Now, more than ever, we need to imagine our way out of the unimaginable

‍It's now o'clock!

Where there is no vision of a desirable Future, people die, confined in an "eternal present".

As Jean-Pierre Goux (President and founder of "One Home") says:

As far as collective pessimism is concerned, it has to do with our perception of the present. This perception is overwhelming because it cuts off people's ability to project themselves towards something other than the perpetuation of this present. However, the future has never resembled the past. Change has always come about either by chance, or thanks to courageous people who rolled up their sleeves to bring about the abolition of the death penalty or the right to abortion. The answer to this collective pessimism is to imagine desirable futures. We need both a vision of a future where crises are solved, and a tactical mind, aware of the way society works and the foibles and springs of human kind.

Yes. Vision guides action. And we indeed need Imagination to invent a Future no one has ever seen.

That's very well said by a wise and committed man, Kenny Ausubel, CEO and Co-Founder of Bioneers

here is actually no precedent or grand model for the next economy. Nor has anyone figured out how to create a genuine democracy at large scales. That's up to us and from here on, its jazz. (...) as my friend David Orr recently said to me, he would be quite optimistic, if we had another 50 years. The crucible is wether we can fast forward this transformation in record time and beat the reaper. The word "crisis" comes from the greek word "krino". It means "to decide". We need to decide what kind of future we want and act like our lives depend on it. Because they do. Slouching toward sustainability will not turn the tide. Only immediate, bold and transformative action will enable us to make the leap across the abyss. It's NOW o'clock. If we appear to seek the unattainable, then let it be known that we do so to avoid the unimaginable. So wrote Tom Hayden in the Port Huron Statement in 1962. Now, more than ever, we need to imagine our way out of the unimaginable. As mythologist Michael Mead reminds us: "the deepest power of the Human Soul is Imagination. When human beings bring Imagination to the situation, we join the agents of creation." As the deep ecologist and Buddhist scholar Joanna Macy puts it: we are part of a vast global mouvement: the epic transition from empire to Earth community. The best way to predict the future is to create it. That's what we are here to do. All power to the Imagination.
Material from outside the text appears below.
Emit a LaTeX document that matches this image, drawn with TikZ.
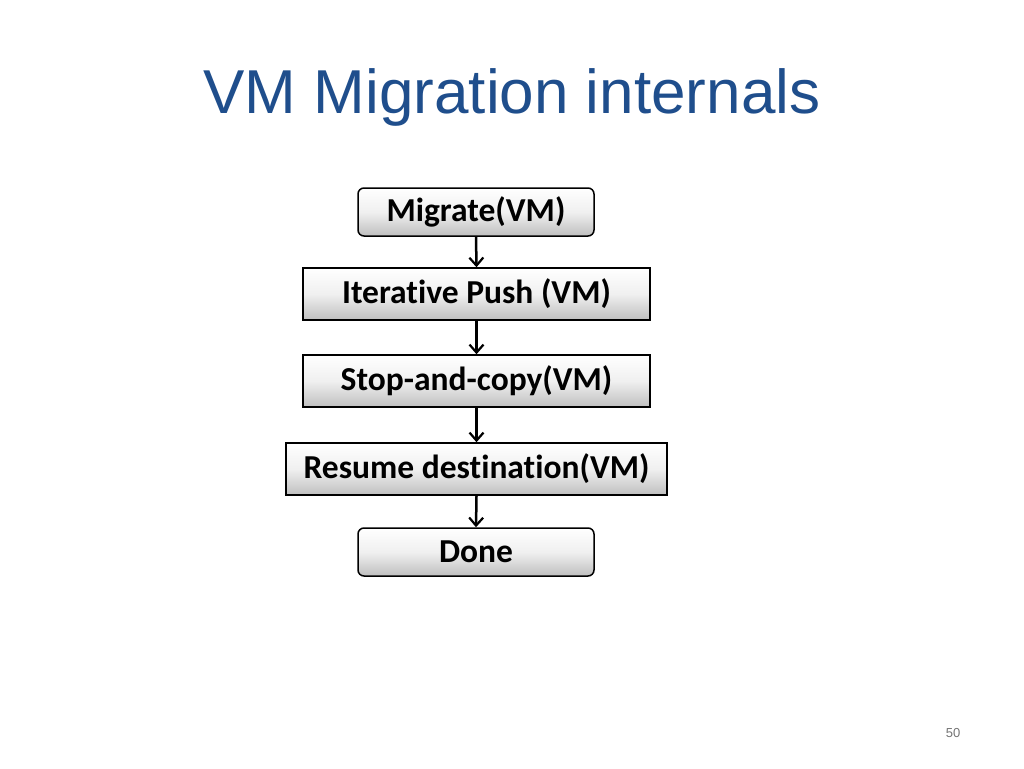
\documentclass[tikz,border=0pt]{standalone}
\usepackage{fontspec}
\setmainfont[Ligatures=NoCommon]{Carlito}
\newfontfamily\arialf{Liberation Sans}
\usetikzlibrary{arrows.meta}
\definecolor{titleblue}{HTML}{1F4E8C}
\begin{document}
\begin{tikzpicture}[x=1pt,y=-1pt,
  boxsq/.style={draw=black,line width=1.5pt,top color=white,bottom color=black!25,middle color=black!6,font=\bfseries\fontsize{33.5}{36}\selectfont},
  boxrd/.style={boxsq,rounded corners=6pt},
  arr/.style={-{Straight Barb[length=8pt,width=14pt,line width=2.2pt]},line width=2.5pt}]
\useasboundingbox (0,0) rectangle (1024,768);
\node[text=titleblue,font=\arialf\fontsize{62}{68}\selectfont] (title) at (512,97) {VM Migration internals};
\node[boxrd,minimum width=236pt,minimum height=48pt,inner sep=0pt] (a) at (476,212) {Migrate(VM)};
\node[boxsq,minimum width=347pt,minimum height=52pt,inner sep=0pt] (b) at (476.5,294) {Iterative Push (VM)};
\node[boxsq,minimum width=347pt,minimum height=52pt,inner sep=0pt] (c) at (476.5,381) {Stop-and-copy(VM)};
\node[boxsq,minimum width=381pt,minimum height=52pt,inner sep=0pt] (d) at (476.5,469) {Resume destination(VM)};
\node[boxrd,minimum width=236pt,minimum height=48pt,inner sep=0pt] (e) at (476,552) {Done};
\draw[arr] (a.south) -- (b.north);
\draw[arr] (b.south) -- (c.north);
\draw[arr] (c.south) -- (d.north);
\draw[arr] (d.south) -- (e.north);
\node[text=black!55,font=\arialf\fontsize{13}{15}\selectfont] (pg) at (953,733) {50};
\end{tikzpicture}
\end{document}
Shapership: the Art of making the Future desirable, viable and actionable.

Shapership is a "Utopia in action", which means Radical thinking and imagination that aim to have a transformative impact on Reality. It is also an invitation to a journey from MAD Land (leading to Massive Assured Destruction) to NO MAD Land (leading to Mutually Assured Development).

How does that happen?

By consciously changing the way we look at the world, adopting what we call "The Altitude Attitude". We climb a metaphorical scaffold and from the top, we have new perspectives and points of view on our Present and Future "Reality".

The Altitude Attitude is a practice that connects 3 levers:

  1. The Big "NO" or Creative Resistance. It is about transforming our relationship to the world "as it is" and that we want less: seeing and challenging it without being a prisoner of its norms as well as recognizing our daily participation in the status quo.
  2. The Big "YES", the Transformative Vision which means to imagine desirable and viable radical alternatives - a world where "almost" everything will undoubtedly be reinvented. We need Visions of other ways of BEING in the world which show us that a more beautiful world is possible, create DESIRE and HOPE, an irresistible attraction that we call the Erotica of the Future.
  3. Anticipatory Experimentation: imagining the transition process that allows us to get there together. What is needed is a flexible transformation strategy that pulls us away from the idea that progress is about solving the problems of the Past. Then, indeed, it's jazz: "jamming together", a kind of collective improvisation guided by "desire".

All three aspects are required for a transformative impact

And what are we missing the most? True transformative visions!

It's about daring to DREAM because dreaming the Future can create the Future. We may have no idea how to do it. But somehow, thanks to a Vision, we make the impossible possible.

In the face of the enormity of the changes needed, we must continue to dream about the world we want to create. Only by setting that horizon, can we create a world that is truly better than the one we live in today.

So says an activist in the film "Paths to Utopia".

Not that activism is the only strategy to transform the system.

We might embody the Future now. Already today, there are thousands of traces "that another world is possible", "seeds of the future" created by people who have decided to live the Future they dream of IN THE PRESENT.

These "prototypes" of the Future can be found in all fields: democratizing business (Mondragon), democratizing democracy (Porto Allegre's participatory budget), democratizing education (the Barefoot University in India), etc.

Some of them are concrete utopias. They are stories of pioneers - those we call "Shapers of the Future". They enrich Reality and Imagination by opening doors to other "possible" Futures.

These experimentations are not ways to "correct" or reform the Present. They embody dreams, hopes, other ideals and some may be the basic building blocks of a desirable, viable and actionable Future.

It is our right to dream

It is something we owe our children and our children's children.

A dream is a gift for the Future and the Future is begging.

As Wallace Stevens says,

After the final NO, then comes a YES. And upon the YES, the Future of the world depends.